Dataset extract:
+ + + + +
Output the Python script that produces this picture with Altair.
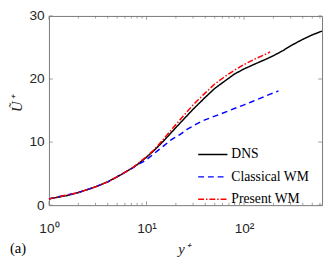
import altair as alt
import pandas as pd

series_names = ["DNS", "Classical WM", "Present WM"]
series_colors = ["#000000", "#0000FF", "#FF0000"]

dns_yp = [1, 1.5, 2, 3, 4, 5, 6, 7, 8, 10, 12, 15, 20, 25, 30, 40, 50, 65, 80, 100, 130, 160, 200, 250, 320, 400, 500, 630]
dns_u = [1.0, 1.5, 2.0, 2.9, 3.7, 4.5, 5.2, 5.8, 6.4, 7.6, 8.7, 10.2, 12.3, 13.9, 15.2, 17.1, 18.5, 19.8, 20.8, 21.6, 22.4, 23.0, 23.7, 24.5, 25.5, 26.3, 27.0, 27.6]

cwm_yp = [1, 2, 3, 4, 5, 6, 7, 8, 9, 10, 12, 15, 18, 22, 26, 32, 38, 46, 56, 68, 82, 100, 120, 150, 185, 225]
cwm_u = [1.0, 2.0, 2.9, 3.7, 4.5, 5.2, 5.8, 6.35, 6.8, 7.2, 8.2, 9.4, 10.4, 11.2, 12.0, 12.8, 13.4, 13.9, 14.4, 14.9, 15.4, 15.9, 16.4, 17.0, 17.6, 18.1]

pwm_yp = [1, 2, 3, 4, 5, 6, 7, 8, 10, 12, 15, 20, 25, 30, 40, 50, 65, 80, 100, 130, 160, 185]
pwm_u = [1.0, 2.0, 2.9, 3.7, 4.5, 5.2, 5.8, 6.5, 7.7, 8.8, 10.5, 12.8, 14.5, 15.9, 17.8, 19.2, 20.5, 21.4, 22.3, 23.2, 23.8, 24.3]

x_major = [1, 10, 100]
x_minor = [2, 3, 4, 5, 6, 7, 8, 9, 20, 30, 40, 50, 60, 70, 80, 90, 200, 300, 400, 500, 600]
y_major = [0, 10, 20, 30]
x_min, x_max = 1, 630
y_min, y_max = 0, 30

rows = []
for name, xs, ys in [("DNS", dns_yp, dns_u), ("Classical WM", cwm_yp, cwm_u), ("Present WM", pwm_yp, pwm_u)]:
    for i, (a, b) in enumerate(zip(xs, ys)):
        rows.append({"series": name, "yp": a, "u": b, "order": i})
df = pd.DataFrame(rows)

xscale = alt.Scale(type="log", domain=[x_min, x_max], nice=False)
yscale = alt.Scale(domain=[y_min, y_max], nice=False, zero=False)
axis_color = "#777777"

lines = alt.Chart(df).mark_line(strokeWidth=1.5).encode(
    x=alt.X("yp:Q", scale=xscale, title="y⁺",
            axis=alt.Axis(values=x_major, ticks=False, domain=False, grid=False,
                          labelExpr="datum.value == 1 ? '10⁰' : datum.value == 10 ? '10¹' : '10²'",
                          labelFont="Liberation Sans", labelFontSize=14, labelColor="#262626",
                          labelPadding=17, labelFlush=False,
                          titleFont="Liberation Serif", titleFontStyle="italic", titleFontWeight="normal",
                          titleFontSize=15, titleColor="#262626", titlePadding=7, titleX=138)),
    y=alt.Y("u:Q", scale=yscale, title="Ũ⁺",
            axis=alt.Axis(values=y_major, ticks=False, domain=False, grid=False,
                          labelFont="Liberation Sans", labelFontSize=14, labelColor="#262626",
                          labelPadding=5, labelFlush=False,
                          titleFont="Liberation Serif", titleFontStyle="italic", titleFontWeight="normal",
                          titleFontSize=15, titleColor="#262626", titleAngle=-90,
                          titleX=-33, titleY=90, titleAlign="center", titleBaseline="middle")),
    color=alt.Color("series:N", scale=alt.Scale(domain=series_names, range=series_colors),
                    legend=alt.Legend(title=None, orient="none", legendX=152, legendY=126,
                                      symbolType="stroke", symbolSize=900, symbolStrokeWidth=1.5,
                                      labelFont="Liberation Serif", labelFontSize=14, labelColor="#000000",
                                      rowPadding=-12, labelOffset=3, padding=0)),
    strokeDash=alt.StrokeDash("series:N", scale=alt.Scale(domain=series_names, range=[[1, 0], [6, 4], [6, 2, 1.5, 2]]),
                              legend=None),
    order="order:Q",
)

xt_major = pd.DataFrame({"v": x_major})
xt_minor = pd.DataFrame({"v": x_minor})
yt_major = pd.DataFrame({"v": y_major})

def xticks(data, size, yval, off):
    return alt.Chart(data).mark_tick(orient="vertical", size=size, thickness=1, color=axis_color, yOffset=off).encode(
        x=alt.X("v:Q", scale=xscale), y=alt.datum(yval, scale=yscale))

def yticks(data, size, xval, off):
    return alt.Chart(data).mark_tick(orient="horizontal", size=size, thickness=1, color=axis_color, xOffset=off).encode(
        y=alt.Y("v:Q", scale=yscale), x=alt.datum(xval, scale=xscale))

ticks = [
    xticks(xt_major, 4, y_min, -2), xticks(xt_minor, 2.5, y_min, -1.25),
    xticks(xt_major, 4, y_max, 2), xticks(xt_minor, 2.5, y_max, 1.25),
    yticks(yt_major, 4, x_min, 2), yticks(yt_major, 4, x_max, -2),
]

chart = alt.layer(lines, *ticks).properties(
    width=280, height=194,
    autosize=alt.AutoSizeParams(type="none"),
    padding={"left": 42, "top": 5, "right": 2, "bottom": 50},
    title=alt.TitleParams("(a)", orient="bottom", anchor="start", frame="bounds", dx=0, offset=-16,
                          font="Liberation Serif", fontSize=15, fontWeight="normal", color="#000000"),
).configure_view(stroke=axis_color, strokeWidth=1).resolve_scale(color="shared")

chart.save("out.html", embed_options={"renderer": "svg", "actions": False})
+ + + + +
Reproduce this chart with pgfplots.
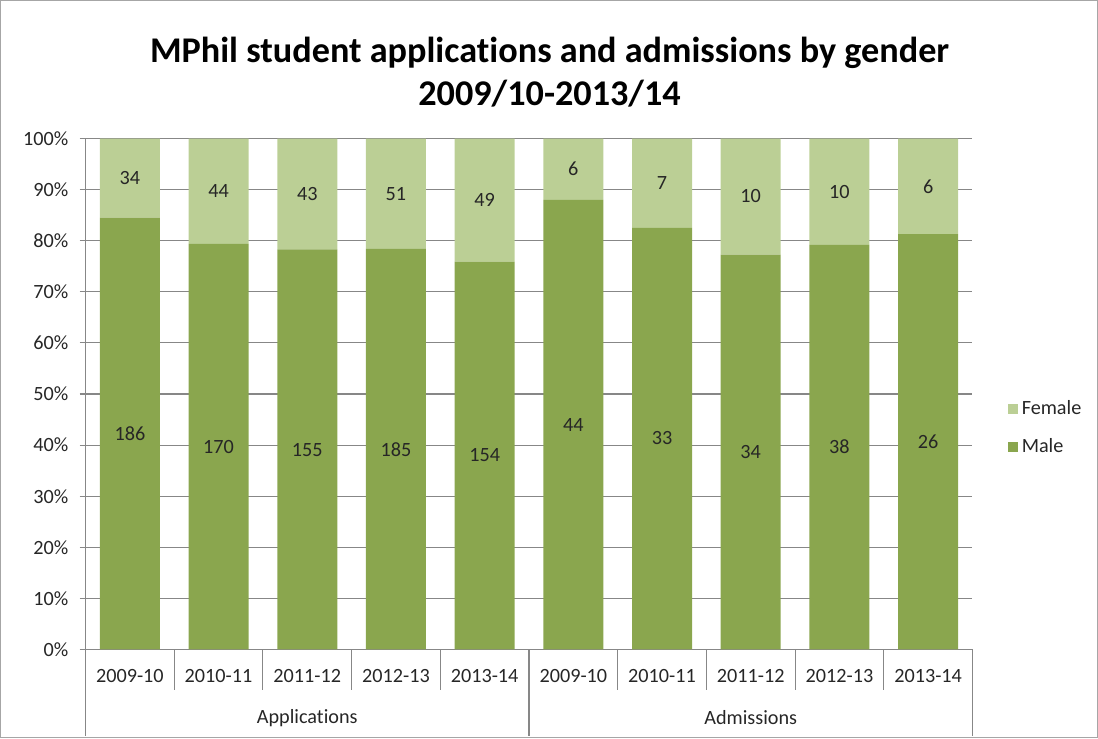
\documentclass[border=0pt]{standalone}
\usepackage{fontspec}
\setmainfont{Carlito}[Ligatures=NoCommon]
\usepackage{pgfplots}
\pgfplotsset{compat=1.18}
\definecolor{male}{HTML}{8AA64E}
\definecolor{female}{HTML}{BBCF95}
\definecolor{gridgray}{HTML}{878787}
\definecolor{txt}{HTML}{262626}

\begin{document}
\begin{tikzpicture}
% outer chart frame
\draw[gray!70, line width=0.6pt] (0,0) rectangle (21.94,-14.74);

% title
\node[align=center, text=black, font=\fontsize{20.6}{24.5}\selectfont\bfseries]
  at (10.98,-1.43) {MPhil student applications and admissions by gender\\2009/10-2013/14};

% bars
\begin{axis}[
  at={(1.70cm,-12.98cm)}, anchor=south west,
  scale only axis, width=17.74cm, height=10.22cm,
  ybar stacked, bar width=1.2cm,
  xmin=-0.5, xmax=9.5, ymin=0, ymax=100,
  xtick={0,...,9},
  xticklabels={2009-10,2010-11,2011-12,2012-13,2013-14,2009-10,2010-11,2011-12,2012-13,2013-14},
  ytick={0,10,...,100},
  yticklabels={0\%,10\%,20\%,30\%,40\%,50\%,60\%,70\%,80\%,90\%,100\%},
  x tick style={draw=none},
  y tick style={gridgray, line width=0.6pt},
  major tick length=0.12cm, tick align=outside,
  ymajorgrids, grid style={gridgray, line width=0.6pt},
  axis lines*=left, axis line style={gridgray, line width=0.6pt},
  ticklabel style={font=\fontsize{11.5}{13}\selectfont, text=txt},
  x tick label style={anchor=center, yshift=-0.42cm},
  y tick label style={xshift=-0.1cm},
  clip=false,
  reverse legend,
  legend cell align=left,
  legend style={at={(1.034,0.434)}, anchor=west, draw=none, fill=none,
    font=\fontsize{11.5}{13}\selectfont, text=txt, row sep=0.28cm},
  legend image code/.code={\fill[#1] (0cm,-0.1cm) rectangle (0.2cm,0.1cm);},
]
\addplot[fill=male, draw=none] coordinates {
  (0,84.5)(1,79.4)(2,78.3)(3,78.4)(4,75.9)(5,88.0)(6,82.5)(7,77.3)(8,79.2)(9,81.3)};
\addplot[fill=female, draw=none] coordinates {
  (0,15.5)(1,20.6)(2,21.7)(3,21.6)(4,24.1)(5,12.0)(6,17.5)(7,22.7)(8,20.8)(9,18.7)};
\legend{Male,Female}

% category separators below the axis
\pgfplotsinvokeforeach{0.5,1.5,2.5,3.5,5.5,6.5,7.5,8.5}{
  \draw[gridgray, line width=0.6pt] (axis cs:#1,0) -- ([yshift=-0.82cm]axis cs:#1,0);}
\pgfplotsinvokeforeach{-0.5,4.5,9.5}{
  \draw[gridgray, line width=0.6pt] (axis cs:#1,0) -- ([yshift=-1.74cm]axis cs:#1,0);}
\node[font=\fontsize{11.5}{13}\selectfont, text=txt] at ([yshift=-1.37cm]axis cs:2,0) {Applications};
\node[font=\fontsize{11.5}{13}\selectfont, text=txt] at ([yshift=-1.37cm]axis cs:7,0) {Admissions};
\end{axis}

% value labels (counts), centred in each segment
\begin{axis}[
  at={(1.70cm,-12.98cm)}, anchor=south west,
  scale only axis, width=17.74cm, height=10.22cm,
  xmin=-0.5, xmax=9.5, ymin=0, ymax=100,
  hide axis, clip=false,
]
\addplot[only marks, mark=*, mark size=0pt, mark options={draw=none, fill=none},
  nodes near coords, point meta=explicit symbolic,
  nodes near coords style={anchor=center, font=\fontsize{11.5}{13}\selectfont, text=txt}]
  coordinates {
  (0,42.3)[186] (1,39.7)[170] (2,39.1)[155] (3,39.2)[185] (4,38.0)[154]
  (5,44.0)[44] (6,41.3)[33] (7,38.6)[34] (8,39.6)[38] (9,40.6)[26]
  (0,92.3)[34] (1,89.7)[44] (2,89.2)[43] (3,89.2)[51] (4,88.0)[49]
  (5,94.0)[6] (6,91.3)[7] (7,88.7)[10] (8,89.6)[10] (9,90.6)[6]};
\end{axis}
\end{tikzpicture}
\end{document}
+ + + + +
Goal:
Using the data above, which lines fall from the one with "Output the Python" through the one with "26.3, 27.0, 27.6]"? Repeat them exactly, ends included, minus any pictures.

Written reply:
Output the Python script that produces this picture with Altair.
import altair as alt
import pandas as pd

series_names = ["DNS", "Classical WM", "Present WM"]
series_colors = ["#000000", "#0000FF", "#FF0000"]

dns_yp = [1, 1.5, 2, 3, 4, 5, 6, 7, 8, 10, 12, 15, 20, 25, 30, 40, 50, 65, 80, 100, 130, 160, 200, 250, 320, 400, 500, 630]
dns_u = [1.0, 1.5, 2.0, 2.9, 3.7, 4.5, 5.2, 5.8, 6.4, 7.6, 8.7, 10.2, 12.3, 13.9, 15.2, 17.1, 18.5, 19.8, 20.8, 21.6, 22.4, 23.0, 23.7, 24.5, 25.5, 26.3, 27.0, 27.6]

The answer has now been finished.